Living day-to-day as a disciple

This post is part of the General Conference Odyssey. This week covers the Sunday Afternoon Session of the April 2013 Conference.
This week I have been thinking and praying about something that troubles me from time to time. It's not that I think my current stage of motherhood is unimportant; I know what I do for my family is important, and I believe in it. But sometimes I just feel so aware of how many trivial and mundane things take up my attention. I start to worry that I’m just being pulled along from deadline to deadline, from task to task, never really feeling free of the mild stress of those things that have to be done, and never really rising to any higher purpose or seeing any higher vision. I worry that "the world is too much with me" and I'm going to somehow miss what God really wants me to be doing.
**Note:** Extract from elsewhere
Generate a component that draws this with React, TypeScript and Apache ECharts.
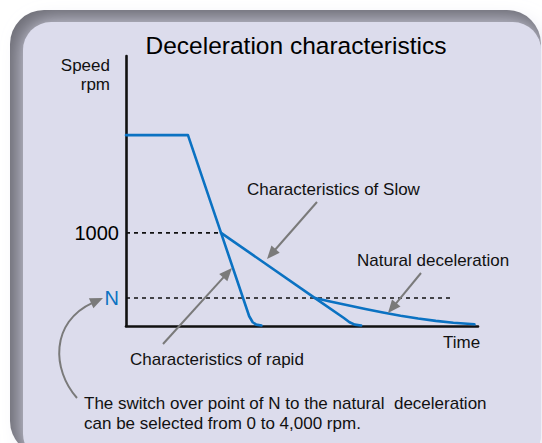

So I was grateful to read several conference talks which seemed to speak to those thoughts. For example, from Elder Christofferson:
The greatest service we can provide to others in this life, beginning with those of our own family, is to bring them to Christ through faith and repentance so they may experience His Redemption...Much of our redemptive work on earth is to help others grow and achieve their just hopes and aspirations.
And this from Elder Bruce D. Porter:
Trials may come, and we may not understand everything that happens to us or around us. But if we humbly, quietly trust in the Lord, He will give us strength and guidance in every challenge we face. When our only desire is to please Him, we will be blessed with a deep inner peace.
And this from Elder Erich W. Kopischke:
Too often we think that the word sacrifice refers to something big or hard for us to do. In certain situations this may be true, but mostly it refers to living day-to-day as a true disciple of Christ.

And 

Other ways to observe our covenants by sacrifice are as simple as accepting a calling in the Church and faithfully serving in that calling or following the invitation of our prophet, Thomas S. Monson, to reach out to those who are standing at the wayside and need to be spiritually rescued. We observe our covenants by sacrifice by giving silent service in our neighborhood or community or by finding the names of our ancestors and doing temple work for them. We observe our covenants by sacrifice by simply striving for righteousness, being open, and listening to the promptings of the Spirit as we live our daily lives. Sometimes observing our covenants means nothing more than standing firmly and faithfully when the storms of life are raging all around us.